Of all the lines in the material, how many include the word "seaborn"? Reply with the number alone.

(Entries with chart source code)
----
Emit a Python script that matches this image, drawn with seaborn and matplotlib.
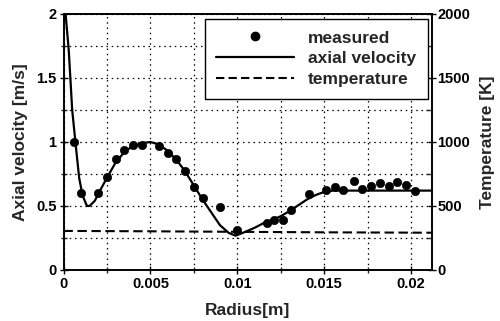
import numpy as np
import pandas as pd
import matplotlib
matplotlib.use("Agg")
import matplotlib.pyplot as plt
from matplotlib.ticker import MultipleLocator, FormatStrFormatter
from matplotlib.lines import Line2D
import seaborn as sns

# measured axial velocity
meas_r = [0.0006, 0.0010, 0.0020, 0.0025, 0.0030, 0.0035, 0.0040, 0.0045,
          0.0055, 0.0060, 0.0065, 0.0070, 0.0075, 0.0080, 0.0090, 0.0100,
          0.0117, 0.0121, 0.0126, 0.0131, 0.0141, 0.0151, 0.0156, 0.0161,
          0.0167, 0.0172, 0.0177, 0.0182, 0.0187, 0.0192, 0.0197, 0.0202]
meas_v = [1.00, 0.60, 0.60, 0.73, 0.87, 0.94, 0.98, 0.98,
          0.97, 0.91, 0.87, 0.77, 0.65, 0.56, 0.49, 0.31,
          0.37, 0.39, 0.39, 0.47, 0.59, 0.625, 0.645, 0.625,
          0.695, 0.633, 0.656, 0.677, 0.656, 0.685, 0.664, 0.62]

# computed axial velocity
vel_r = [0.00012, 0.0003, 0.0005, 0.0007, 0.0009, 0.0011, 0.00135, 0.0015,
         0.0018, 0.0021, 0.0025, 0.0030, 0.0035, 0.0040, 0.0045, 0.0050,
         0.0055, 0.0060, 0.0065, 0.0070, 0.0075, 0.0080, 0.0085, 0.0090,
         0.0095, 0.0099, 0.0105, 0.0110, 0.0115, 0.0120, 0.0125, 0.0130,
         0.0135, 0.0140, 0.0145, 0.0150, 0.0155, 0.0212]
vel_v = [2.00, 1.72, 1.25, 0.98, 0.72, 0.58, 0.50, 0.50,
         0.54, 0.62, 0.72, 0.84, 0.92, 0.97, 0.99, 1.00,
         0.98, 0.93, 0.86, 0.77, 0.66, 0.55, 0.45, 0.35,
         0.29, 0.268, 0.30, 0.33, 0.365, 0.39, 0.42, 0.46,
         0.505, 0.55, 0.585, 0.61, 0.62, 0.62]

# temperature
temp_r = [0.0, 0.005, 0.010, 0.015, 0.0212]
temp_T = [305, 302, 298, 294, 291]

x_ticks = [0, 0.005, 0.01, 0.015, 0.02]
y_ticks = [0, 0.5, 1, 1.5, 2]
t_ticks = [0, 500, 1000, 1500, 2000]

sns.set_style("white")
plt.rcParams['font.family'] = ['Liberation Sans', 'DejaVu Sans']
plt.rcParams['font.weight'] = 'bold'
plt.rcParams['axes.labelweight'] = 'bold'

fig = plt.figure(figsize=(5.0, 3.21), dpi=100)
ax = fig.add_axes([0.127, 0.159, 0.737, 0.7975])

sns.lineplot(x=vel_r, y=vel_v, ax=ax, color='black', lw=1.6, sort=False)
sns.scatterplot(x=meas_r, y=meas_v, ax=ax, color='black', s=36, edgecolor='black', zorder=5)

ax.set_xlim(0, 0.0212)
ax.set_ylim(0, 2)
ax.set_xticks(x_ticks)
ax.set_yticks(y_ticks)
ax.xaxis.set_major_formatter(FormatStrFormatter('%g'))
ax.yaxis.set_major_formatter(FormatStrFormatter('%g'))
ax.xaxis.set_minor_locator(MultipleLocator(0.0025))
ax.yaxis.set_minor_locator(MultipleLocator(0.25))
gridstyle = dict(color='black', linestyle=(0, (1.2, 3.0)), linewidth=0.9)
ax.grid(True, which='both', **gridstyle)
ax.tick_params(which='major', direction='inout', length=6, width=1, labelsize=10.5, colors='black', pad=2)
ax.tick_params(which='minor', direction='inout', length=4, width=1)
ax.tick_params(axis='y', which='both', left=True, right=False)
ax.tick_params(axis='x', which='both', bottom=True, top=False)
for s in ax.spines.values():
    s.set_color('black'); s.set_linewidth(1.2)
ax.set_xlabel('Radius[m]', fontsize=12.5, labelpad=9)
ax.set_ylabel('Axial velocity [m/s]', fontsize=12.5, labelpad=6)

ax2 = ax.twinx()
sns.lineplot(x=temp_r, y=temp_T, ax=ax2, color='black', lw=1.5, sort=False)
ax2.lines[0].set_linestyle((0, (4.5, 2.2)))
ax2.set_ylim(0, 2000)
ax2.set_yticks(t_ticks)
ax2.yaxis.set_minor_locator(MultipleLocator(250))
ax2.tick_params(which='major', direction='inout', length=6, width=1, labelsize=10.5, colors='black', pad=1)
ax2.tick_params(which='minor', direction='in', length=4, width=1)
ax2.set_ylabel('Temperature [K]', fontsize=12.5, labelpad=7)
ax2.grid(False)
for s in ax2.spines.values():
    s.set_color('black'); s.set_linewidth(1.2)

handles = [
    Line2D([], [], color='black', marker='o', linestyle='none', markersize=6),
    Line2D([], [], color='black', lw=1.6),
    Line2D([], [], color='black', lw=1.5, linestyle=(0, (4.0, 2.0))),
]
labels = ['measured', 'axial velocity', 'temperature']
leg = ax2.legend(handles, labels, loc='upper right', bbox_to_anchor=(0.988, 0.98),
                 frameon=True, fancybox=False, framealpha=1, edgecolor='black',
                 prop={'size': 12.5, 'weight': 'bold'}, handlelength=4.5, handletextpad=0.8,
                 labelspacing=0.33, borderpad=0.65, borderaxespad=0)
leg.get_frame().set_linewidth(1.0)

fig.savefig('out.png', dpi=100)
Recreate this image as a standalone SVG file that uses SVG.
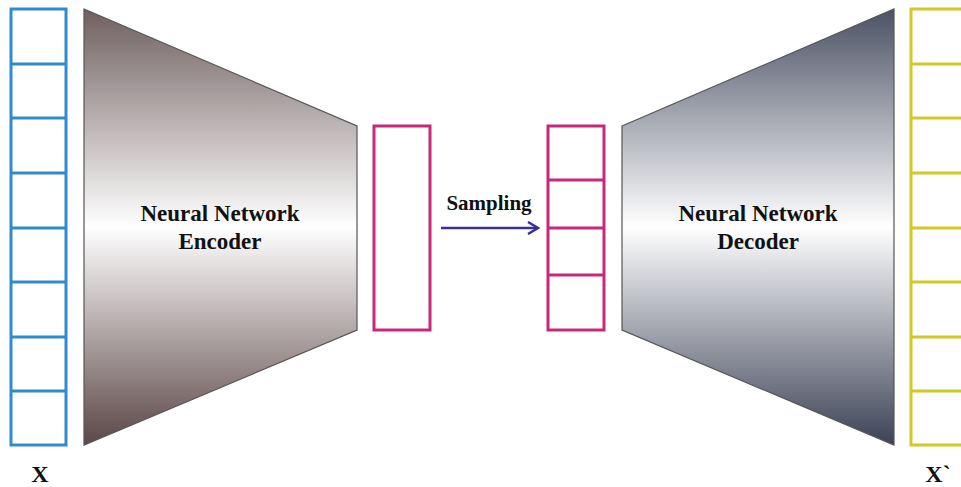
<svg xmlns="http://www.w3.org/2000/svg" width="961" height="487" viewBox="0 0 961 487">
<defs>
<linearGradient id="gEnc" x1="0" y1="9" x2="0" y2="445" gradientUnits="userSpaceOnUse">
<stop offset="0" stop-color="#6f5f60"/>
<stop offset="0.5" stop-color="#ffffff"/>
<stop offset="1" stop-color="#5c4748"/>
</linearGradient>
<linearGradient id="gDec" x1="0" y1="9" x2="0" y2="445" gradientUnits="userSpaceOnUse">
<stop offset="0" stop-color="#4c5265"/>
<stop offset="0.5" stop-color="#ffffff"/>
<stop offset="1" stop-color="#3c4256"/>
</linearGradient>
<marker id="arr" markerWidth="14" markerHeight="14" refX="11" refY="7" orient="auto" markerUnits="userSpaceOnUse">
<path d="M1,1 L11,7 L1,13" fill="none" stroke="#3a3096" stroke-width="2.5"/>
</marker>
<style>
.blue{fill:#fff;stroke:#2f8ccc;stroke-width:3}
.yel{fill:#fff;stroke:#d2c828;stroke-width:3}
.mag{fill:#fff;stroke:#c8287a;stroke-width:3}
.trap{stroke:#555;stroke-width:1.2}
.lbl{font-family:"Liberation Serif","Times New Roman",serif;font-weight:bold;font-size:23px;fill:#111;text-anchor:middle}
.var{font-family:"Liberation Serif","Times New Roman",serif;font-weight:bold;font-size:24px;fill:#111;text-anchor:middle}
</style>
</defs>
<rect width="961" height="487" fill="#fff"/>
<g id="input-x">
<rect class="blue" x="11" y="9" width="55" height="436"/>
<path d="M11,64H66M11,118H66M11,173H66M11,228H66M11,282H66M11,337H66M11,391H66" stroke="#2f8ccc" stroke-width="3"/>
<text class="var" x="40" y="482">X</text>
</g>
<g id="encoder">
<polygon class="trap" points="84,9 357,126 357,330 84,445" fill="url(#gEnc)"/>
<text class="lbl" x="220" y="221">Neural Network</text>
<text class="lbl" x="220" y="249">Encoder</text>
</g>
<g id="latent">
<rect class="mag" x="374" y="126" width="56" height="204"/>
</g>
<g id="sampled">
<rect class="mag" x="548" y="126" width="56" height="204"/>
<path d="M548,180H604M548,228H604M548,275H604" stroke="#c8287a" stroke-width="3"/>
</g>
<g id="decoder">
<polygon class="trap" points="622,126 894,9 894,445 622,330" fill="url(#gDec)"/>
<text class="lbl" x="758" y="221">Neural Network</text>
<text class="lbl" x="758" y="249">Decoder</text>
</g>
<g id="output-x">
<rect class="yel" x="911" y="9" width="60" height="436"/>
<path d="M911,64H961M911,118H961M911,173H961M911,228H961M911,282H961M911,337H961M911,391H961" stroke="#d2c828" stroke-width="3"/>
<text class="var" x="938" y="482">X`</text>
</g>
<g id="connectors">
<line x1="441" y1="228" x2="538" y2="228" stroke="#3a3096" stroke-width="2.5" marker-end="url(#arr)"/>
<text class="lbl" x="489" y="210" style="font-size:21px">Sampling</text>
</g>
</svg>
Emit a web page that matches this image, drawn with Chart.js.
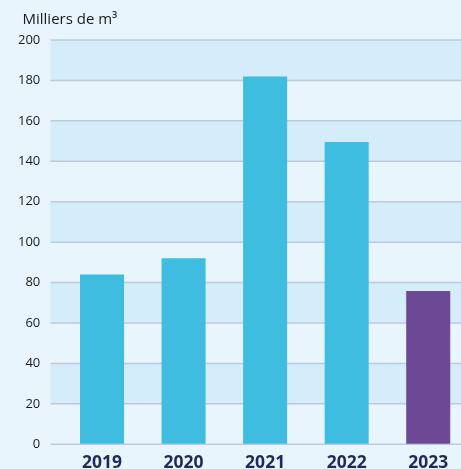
----
Written answer: 2